SRA confirms students won’t be tested on Covid laws
Over 1,000 students will sit the first-ever Solicitors Qualifying Exam (SQE) this week, as the Solicitors Regulation Authority (SRA) confirmed they won’t be examined on laws introduced in response to the coronavirus pandemic.
The first stage of the assessment, known as SQE1, takes place across Pearson VUE test centres today and Thursday. It involves two exams, each being over five hours long and made up of multiple-choice questions on black-letter law subjects.
In a notice last week the SRA said that students won’t be examined “on any change to the law of England or Wales nor on the content of any other legal notices introduced in response to the coronavirus pandemic”.

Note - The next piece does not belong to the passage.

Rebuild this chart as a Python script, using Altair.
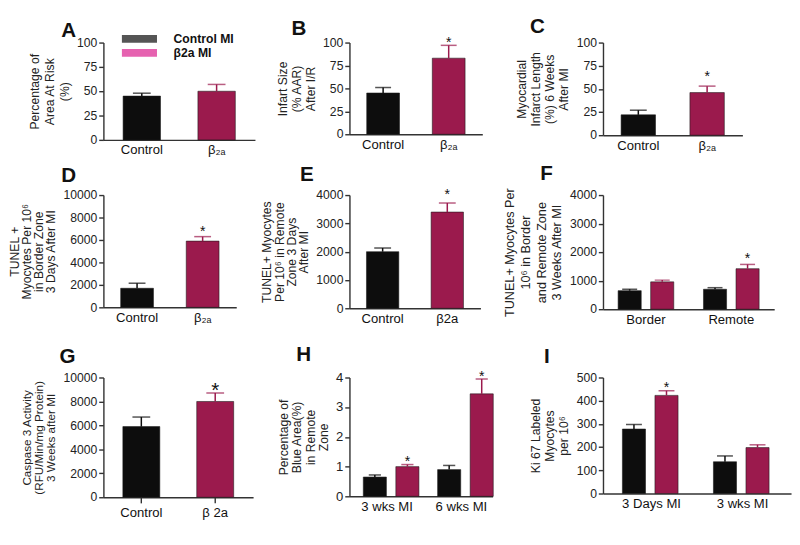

The assessment scenarios and characters within them are to be treated as being unaffected by the coronavirus, the update said.
It comes as students reached out to us asking the regulator and SQE examiner Kaplan for clarity as to whether they will be tested on the law as it stands at the date of assessment. They told us they are expected to know, in relation to laws around insolvency, the specific amount a statutory demand has to be to permit a winding up petition after 21 days. There was confusion among exam takers on whether this would be the pre-Covid £750 figure or the £10,000 introduced following the easing of restrictions last month.
The SQE officially went live on 1 September 2021 and will eventually phase out the Legal Practice Course (LPC).
According to SRA figures, 1,155 students are signed up to take the first-ever SQE1 exam.